▸ **Source excerpt**

** BEGIN **

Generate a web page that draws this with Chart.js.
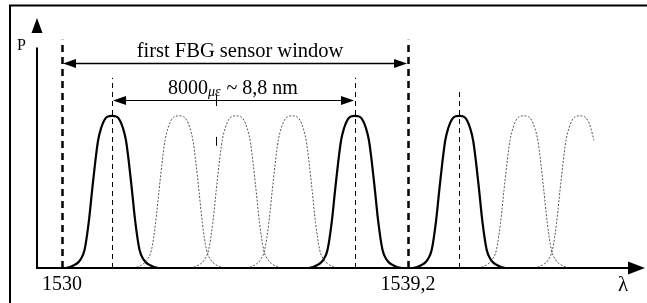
<!DOCTYPE html>
<html>
<head>
<meta charset="utf-8">
<script src="https://cdn.jsdelivr.net/npm/chart.js@4"></script>
<style>
  body { margin: 0; background: #fff; }
  canvas { display: block; }
</style>
</head>
<body>
<canvas id="fbg" width="647" height="303"></canvas>
<script>
// FBG sensor window sketch: reflection peaks vs wavelength

// wavelength (nm)
const tickValues = [1530, 1539.2];
const windowBounds = [1530, 1539.2];
const strainSpan = [1531.33, 1537.79];
const activeCenters = [1531.33, 1537.79, 1540.56];
const neighbourCenters = [1533.11, 1534.63, 1536.12, 1542.28, 1543.77];
// how far to the right of its centre each neighbour curve is drawn (nm)
const neighbourRightLimit = [1.22, 1.22, 1.22, 1.22, 0.4];

// half profile of one reflection peak: offset from centre (nm) -> relative power
const profileOffsets = [0, 0.12, 0.21, 0.29, 0.37, 0.45, 0.53, 0.62, 0.73, 0.84, 0.96, 1.1, 1.22];
const profileLevels = [1, 0.995, 0.97, 0.92, 0.84, 0.69, 0.51, 0.3, 0.12, 0.055, 0.025, 0.008, 0];

const SERIF = '"Liberation Serif", "Times New Roman", serif';

function peakPoints(center, rightLimit) {
  const pts = [];
  for (let i = profileOffsets.length - 1; i > 0; i--) {
    pts.push({ x: center - profileOffsets[i], y: profileLevels[i] });
  }
  for (let i = 0; i < profileOffsets.length; i++) {
    if (profileOffsets[i] <= rightLimit) {
      pts.push({ x: center + profileOffsets[i], y: profileLevels[i] });
    }
  }
  return pts;
}

const datasets = [];
neighbourCenters.forEach((c, i) => {
  datasets.push({
    data: peakPoints(c, neighbourRightLimit[i]),
    borderColor: "#555",
    borderWidth: 1,
    borderDash: [2, 1.6],
  });
});
activeCenters.forEach((c) => {
  datasets.push({
    data: peakPoints(c, 99),
    borderColor: "#000",
    borderWidth: 2.2,
  });
});

function arrowHead(ctx, x, y, dir, len, half) {
  ctx.beginPath();
  ctx.moveTo(x, y);
  ctx.lineTo(x - dir * len, y - half);
  ctx.lineTo(x - dir * len, y + half);
  ctx.closePath();
  ctx.fill();
}

function vDash(ctx, x, y1, y2, width, dash) {
  ctx.save();
  ctx.lineWidth = width;
  ctx.setLineDash(dash);
  ctx.beginPath();
  ctx.moveTo(x, y2);
  ctx.lineTo(x, y1);
  ctx.stroke();
  ctx.restore();
}

const sketchPlugin = {
  id: "sketch",
  afterDatasetsDraw(chart) {
    const { ctx, chartArea } = chart;
    const xs = chart.scales.x;
    const ys = chart.scales.y;
    const base = ys.getPixelForValue(0);
    const left = chartArea.left;

    ctx.save();
    ctx.strokeStyle = "#000";
    ctx.fillStyle = "#000";

    // outer frame (top and left edges only visible)
    ctx.lineWidth = 2;
    ctx.beginPath();
    ctx.moveTo(10, 303);
    ctx.lineTo(10, 5.5);
    ctx.lineTo(647, 5.5);
    ctx.stroke();

    // window limits (thick dashed)
    windowBounds.forEach((v) => {
      vDash(ctx, Math.round(xs.getPixelForValue(v)) + 0.5, ys.getPixelForValue(1.5), base, 2.5, [7, 5]);
    });
    // peak centres (thin dashed)
    const centreTop = [1.25, 1.25, 1.17];
    activeCenters.forEach((v, i) => {
      vDash(ctx, Math.round(xs.getPixelForValue(v)) + 0.5, ys.getPixelForValue(centreTop[i]), base, 1, [5, 4]);
    });

    // axes with arrows
    ctx.setLineDash([]);
    ctx.lineWidth = 2;
    ctx.beginPath();
    ctx.moveTo(left, ys.getPixelForValue(1.45));
    ctx.lineTo(left, base);
    ctx.lineTo(chartArea.right - 14, base);
    ctx.stroke();
    arrowHead(ctx, chartArea.right, base, 1, 17, 6.5);
    ctx.save();
    ctx.translate(left, chartArea.top - 2);
    ctx.rotate(-Math.PI / 2);
    arrowHead(ctx, 0, 0, 1, 15, 5.5);
    ctx.restore();

    // sensor window double arrow
    const wy = Math.round(ys.getPixelForValue(1.349)) + 0.5;
    const wx1 = xs.getPixelForValue(windowBounds[0]) + 1;
    const wx2 = xs.getPixelForValue(windowBounds[1]) - 1;
    ctx.lineWidth = 1.5;
    ctx.beginPath();
    ctx.moveTo(wx1 + 8, wy);
    ctx.lineTo(wx2 - 8, wy);
    ctx.stroke();
    arrowHead(ctx, wx1, wy, -1, 13, 4.5);
    arrowHead(ctx, wx2, wy, 1, 13, 4.5);

    // strain span double arrow
    const sy = Math.round(ys.getPixelForValue(1.105)) + 0.5;
    const sx1 = xs.getPixelForValue(strainSpan[0]) + 1;
    const sx2 = xs.getPixelForValue(strainSpan[1]) - 1;
    ctx.lineWidth = 1;
    ctx.beginPath();
    ctx.moveTo(sx1 + 8, sy);
    ctx.lineTo(sx2 - 8, sy);
    ctx.stroke();
    arrowHead(ctx, sx1, sy, -1, 13, 4.5);
    arrowHead(ctx, sx2, sy, 1, 13, 4.5);

    // little tick marks under the span label
    const tx = Math.round(xs.getPixelForValue(1534.09)) + 0.5;
    ctx.beginPath();
    ctx.moveTo(tx, ys.getPixelForValue(1.14));
    ctx.lineTo(tx, ys.getPixelForValue(1.065));
    ctx.moveTo(tx, ys.getPixelForValue(0.862));
    ctx.lineTo(tx, ys.getPixelForValue(0.803));
    ctx.stroke();

    // texts
    ctx.textBaseline = "alphabetic";
    ctx.textAlign = "center";
    ctx.font = "20.5px " + SERIF;
    ctx.fillText("first FBG sensor window", (wx1 + wx2) / 2 + 5, wy - 7);

    ctx.textAlign = "left";
    let x = 168;
    const ty = sy - 7;
    ctx.font = "20px " + SERIF;
    ctx.fillText("8000", x, ty);
    x += ctx.measureText("8000").width;
    ctx.font = "italic 14px " + SERIF;
    ctx.fillText("\u03bc\u03b5", x, ty + 2);
    x += ctx.measureText("\u03bc\u03b5").width;
    ctx.font = "20px " + SERIF;
    ctx.fillText(" ~ 8,8 nm", x + 1, ty);

    ctx.font = "16px " + SERIF;
    ctx.fillText("P", 17, 50);
    ctx.font = "21px " + SERIF;
    ctx.fillText("\u03bb", 618, 291);

    ctx.restore();
  },
};

new Chart(document.getElementById("fbg"), {
  type: "line",
  data: { datasets },
  options: {
    responsive: false,
    animation: false,
    events: [],
    layout: { padding: { left: 37, right: 2, top: 20, bottom: 0 } },
    elements: {
      point: { radius: 0 },
      line: { cubicInterpolationMode: "monotone", fill: false },
    },
    plugins: { legend: { display: false }, tooltip: { enabled: false } },
    scales: {
      x: {
        type: "linear",
        min: 1529.335,
        max: 1545.5,
        afterBuildTicks: (scale) => {
          scale.ticks = tickValues.map((v) => ({ value: v }));
        },
        afterFit: (scale) => {
          scale.height = 35;
        },
        grid: { display: false, drawTicks: false },
        border: { display: false },
        ticks: {
          padding: 5,
          color: "#000",
          font: { family: SERIF, size: 20 },
          maxRotation: 0,
          callback: (v) => String(v).replace(".", ","),
        },
      },
      y: { display: false, min: 0, max: 1.63 },
    },
  },
  plugins: [sketchPlugin],
});
</script>
</body>
</html>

** END **

▸ **Your goal**
Give an exact reproduction of every line, leaving out any picture.

▸ **Exercise solution**
Generate a web page that draws this with Chart.js.
<!DOCTYPE html>
<html>
<head>
<meta charset="utf-8">
<script src="https://cdn.jsdelivr.net/npm/chart.js@4"></script>
<style>
  body { margin: 0; background: #fff; }
  canvas { display: block; }
</style>
</head>
<body>
<canvas id="fbg" width="647" height="303"></canvas>
<script>
// FBG sensor window sketch: reflection peaks vs wavelength

// wavelength (nm)
const tickValues = [1530, 1539.2];
const windowBounds = [1530, 1539.2];
const strainSpan = [1531.33, 1537.79];
const activeCenters = [1531.33, 1537.79, 1540.56];
const neighbourCenters = [1533.11, 1534.63, 1536.12, 1542.28, 1543.77];
// how far to the right of its centre each neighbour curve is drawn (nm)
const neighbourRightLimit = [1.22, 1.22, 1.22, 1.22, 0.4];

// half profile of one reflection peak: offset from centre (nm) -> relative power
const profileOffsets = [0, 0.12, 0.21, 0.29, 0.37, 0.45, 0.53, 0.62, 0.73, 0.84, 0.96, 1.1, 1.22];
const profileLevels = [1, 0.995, 0.97, 0.92, 0.84, 0.69, 0.51, 0.3, 0.12, 0.055, 0.025, 0.008, 0];

const SERIF = '"Liberation Serif", "Times New Roman", serif';

function peakPoints(center, rightLimit) {
  const pts = [];
  for (let i = profileOffsets.length - 1; i > 0; i--) {
    pts.push({ x: center - profileOffsets[i], y: profileLevels[i] });
  }
  for (let i = 0; i < profileOffsets.length; i++) {
    if (profileOffsets[i] <= rightLimit) {
      pts.push({ x: center + profileOffsets[i], y: profileLevels[i] });
    }
  }
  return pts;
}

const datasets = [];
neighbourCenters.forEach((c, i) => {
  datasets.push({
    data: peakPoints(c, neighbourRightLimit[i]),
    borderColor: "#555",
    borderWidth: 1,
    borderDash: [2, 1.6],
  });
});
activeCenters.forEach((c) => {
  datasets.push({
    data: peakPoints(c, 99),
    borderColor: "#000",
    borderWidth: 2.2,
  });
});

function arrowHead(ctx, x, y, dir, len, half) {
  ctx.beginPath();
  ctx.moveTo(x, y);
  ctx.lineTo(x - dir * len, y - half);
  ctx.lineTo(x - dir * len, y + half);
  ctx.closePath();
  ctx.fill();
}

function vDash(ctx, x, y1, y2, width, dash) {
  ctx.save();
  ctx.lineWidth = width;
  ctx.setLineDash(dash);
  ctx.beginPath();
  ctx.moveTo(x, y2);
  ctx.lineTo(x, y1);
  ctx.stroke();
  ctx.restore();
}

const sketchPlugin = {
  id: "sketch",
  afterDatasetsDraw(chart) {
    const { ctx, chartArea } = chart;
    const xs = chart.scales.x;
    const ys = chart.scales.y;
    const base = ys.getPixelForValue(0);
    const left = chartArea.left;

    ctx.save();
    ctx.strokeStyle = "#000";
    ctx.fillStyle = "#000";

    // outer frame (top and left edges only visible)
    ctx.lineWidth = 2;
    ctx.beginPath();
    ctx.moveTo(10, 303);
    ctx.lineTo(10, 5.5);
    ctx.lineTo(647, 5.5);
    ctx.stroke();

    // window limits (thick dashed)
    windowBounds.forEach((v) => {
      vDash(ctx, Math.round(xs.getPixelForValue(v)) + 0.5, ys.getPixelForValue(1.5), base, 2.5, [7, 5]);
    });
    // peak centres (thin dashed)
    const centreTop = [1.25, 1.25, 1.17];
    activeCenters.forEach((v, i) => {
      vDash(ctx, Math.round(xs.getPixelForValue(v)) + 0.5, ys.getPixelForValue(centreTop[i]), base, 1, [5, 4]);
    });

    // axes with arrows
    ctx.setLineDash([]);
    ctx.lineWidth = 2;
    ctx.beginPath();
    ctx.moveTo(left, ys.getPixelForValue(1.45));
    ctx.lineTo(left, base);
    ctx.lineTo(chartArea.right - 14, base);
    ctx.stroke();
    arrowHead(ctx, chartArea.right, base, 1, 17, 6.5);
    ctx.save();
    ctx.translate(left, chartArea.top - 2);
    ctx.rotate(-Math.PI / 2);
    arrowHead(ctx, 0, 0, 1, 15, 5.5);
    ctx.restore();

    // sensor window double arrow
    const wy = Math.round(ys.getPixelForValue(1.349)) + 0.5;
    const wx1 = xs.getPixelForValue(windowBounds[0]) + 1;
    const wx2 = xs.getPixelForValue(windowBounds[1]) - 1;
    ctx.lineWidth = 1.5;
    ctx.beginPath();
    ctx.moveTo(wx1 + 8, wy);
    ctx.lineTo(wx2 - 8, wy);
    ctx.stroke();
    arrowHead(ctx, wx1, wy, -1, 13, 4.5);
    arrowHead(ctx, wx2, wy, 1, 13, 4.5);

    // strain span double arrow
    const sy = Math.round(ys.getPixelForValue(1.105)) + 0.5;
    const sx1 = xs.getPixelForValue(strainSpan[0]) + 1;
    const sx2 = xs.getPixelForValue(strainSpan[1]) - 1;
    ctx.lineWidth = 1;
    ctx.beginPath();
    ctx.moveTo(sx1 + 8, sy);
    ctx.lineTo(sx2 - 8, sy);
    ctx.stroke();
    arrowHead(ctx, sx1, sy, -1, 13, 4.5);
    arrowHead(ctx, sx2, sy, 1, 13, 4.5);

    // little tick marks under the span label
    const tx = Math.round(xs.getPixelForValue(1534.09)) + 0.5;
    ctx.beginPath();
    ctx.moveTo(tx, ys.getPixelForValue(1.14));
    ctx.lineTo(tx, ys.getPixelForValue(1.065));
    ctx.moveTo(tx, ys.getPixelForValue(0.862));
    ctx.lineTo(tx, ys.getPixelForValue(0.803));
    ctx.stroke();

    // texts
    ctx.textBaseline = "alphabetic";
    ctx.textAlign = "center";
    ctx.font = "20.5px " + SERIF;
    ctx.fillText("first FBG sensor window", (wx1 + wx2) / 2 + 5, wy - 7);

    ctx.textAlign = "left";
    let x = 168;
    const ty = sy - 7;
    ctx.font = "20px " + SERIF;
    ctx.fillText("8000", x, ty);
    x += ctx.measureText("8000").width;
    ctx.font = "italic 14px " + SERIF;
    ctx.fillText("\u03bc\u03b5", x, ty + 2);
    x += ctx.measureText("\u03bc\u03b5").width;
    ctx.font = "20px " + SERIF;
    ctx.fillText(" ~ 8,8 nm", x + 1, ty);

    ctx.font = "16px " + SERIF;
    ctx.fillText("P", 17, 50);
    ctx.font = "21px " + SERIF;
    ctx.fillText("\u03bb", 618, 291);

    ctx.restore();
  },
};

new Chart(document.getElementById("fbg"), {
  type: "line",
  data: { datasets },
  options: {
    responsive: false,
    animation: false,
    events: [],
    layout: { padding: { left: 37, right: 2, top: 20, bottom: 0 } },
    elements: {
      point: { radius: 0 },
      line: { cubicInterpolationMode: "monotone", fill: false },
    },
    plugins: { legend: { display: false }, tooltip: { enabled: false } },
    scales: {
      x: {
        type: "linear",
        min: 1529.335,
        max: 1545.5,
        afterBuildTicks: (scale) => {
          scale.ticks = tickValues.map((v) => ({ value: v }));
        },
        afterFit: (scale) => {
          scale.height = 35;
        },
        grid: { display: false, drawTicks: false },
        border: { display: false },
        ticks: {
          padding: 5,
          color: "#000",
          font: { family: SERIF, size: 20 },
          maxRotation: 0,
          callback: (v) => String(v).replace(".", ","),
        },
      },
      y: { display: false, min: 0, max: 1.63 },
    },
  },
  plugins: [sketchPlugin],
});
</script>
</body>
</html>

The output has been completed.